One of the main criticisms of Bitcoin, however, is the energy intensity of the system which raises major questions on the potential for scalability and mass adoption. This is not only a concern for the environment but also a concern when it comes to Bitcoin transaction costs. At the onset, the idea was that Bitcoin would allow individuals to transfer funds across borders as safely and much quicker and cheaper than other traditional providers of payment services. The reality is, however, that the crypto-currency faces a scaling problem that is already now leading to higher transaction fees and slower transaction times, as the miners, who’s role it is to keep the blockchains that sit at the core of the system up to date, quite logically give priority to higher fee transactions. Of course, clever minds are looking for solutions that may one day allow crypto-currencies to operate on a large scale. Given that already today there are numerous crypto-currencies, there is also a need for blockchains to be able to easily communicate between each other to ensure interoperability.
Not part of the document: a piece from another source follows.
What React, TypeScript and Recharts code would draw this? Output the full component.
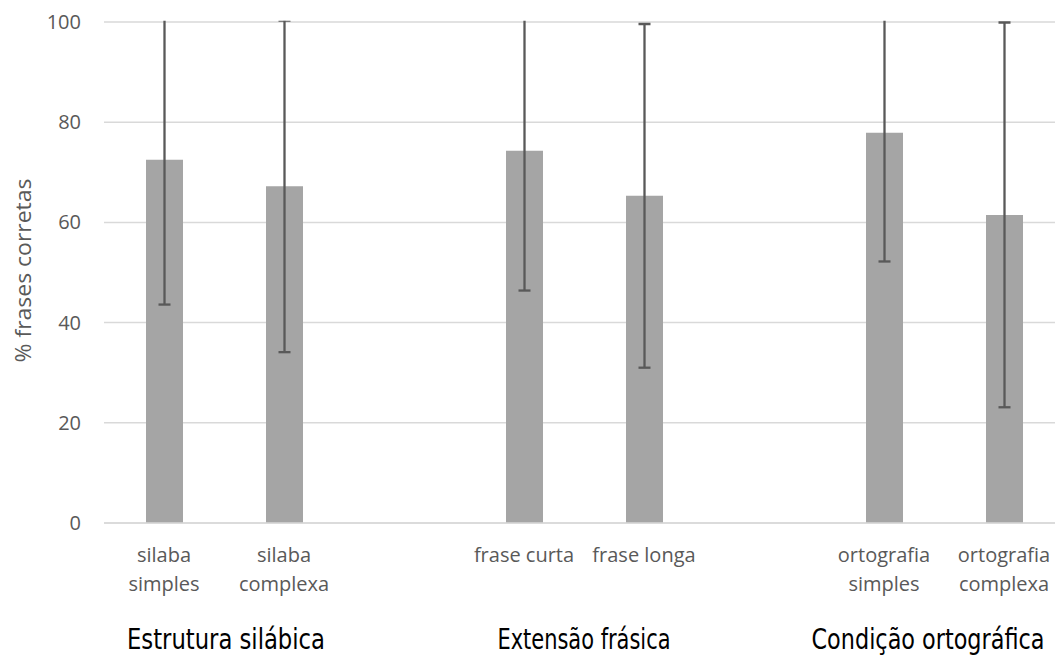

Michala Marcussen Group Chief Economist,

Michala Marcussen, Group Chief Economist and Head of Economic and Sector Research

Despite this long list of concerns and technical issues, the potential crypto-currencies and the blockchain technology that underpins them should not just be ignored as a temporary craze. The blockchain technology is indeed already finding use well beyond the world of crypto-currencies given its potential as a secure and swift transactions management tool; and cost efficiency when volumes are moderate.

Returning to crypto-currencies, it comes as no real surprise that governments and central banks alike are showing interest; be it to warn on the dangers of speculative bubbles, seek out ways to tax potential crypto-currency investment gains or to stem any illicit activities. But governments are also pondering whether they should one day issue their own crypto-currencies as legal tender. Imagine for a moment that the various technological issues are solved and that central banks issue crypto-currencies as legal tender. What would that entail?

At present, central banks create base money through their bank balance sheets by issuing notes and coins and generating reserves held by the commercial banks at the central bank. Broad money supply then results from the system of fractional reserve banking, as banks lend out funds to their customers, simultaneously creating a credit and a deposit. Part of this new deposit must then be placed at the central bank as part of the required reserves and the rest can then again be lent out.

Central banks conduct monetary policy through the volume of supply of base money and the price hereof, in the form of central bank interest rates. There is no reason why this system could not continue with crypto base-money and crypto broad-money. One important difference, however, is that it would make it much easier for central banks to impose negative interest rates if so desired and the anonymity of cash transactions would be gone. It is worth note, moreover, that commercial banks are careful not to offer deposits and loans in currencies where they cannot relatively easily gain access to some form of central bank liquidity if needed. It seems highly unlikely that private crypto-currencies could one day fulfil this function, leaving ample space for public crypto-currencies issued by the central bank. Some argue that issuing a crypto-currency would allow central banks to directly provide “safe” central bank money to all citizens and not just to the banking-system. This is true, but if central banks wanted to do so, they could already today offer deposits to their all citizens today in the current fiat currency systems.

Impressive as the blockchain technology that underpins crypto-currencies is, it is worth keeping in mind that a new technological wrapper rarely changes the fundamental function that a good or service meets. I imagine that a 17th century Dutch economist may have pondered tulip mania much in the same way that I do the Bitcoin craze, with a good strong cup of coffee and a few soothing notes of music in the background. Will future generations of economists be paying for coffee with crypto-currencies as they ponder the 2017 Bitcoin craze? My guess is yes, but that they will have been issued by the central banks and backed by governments.”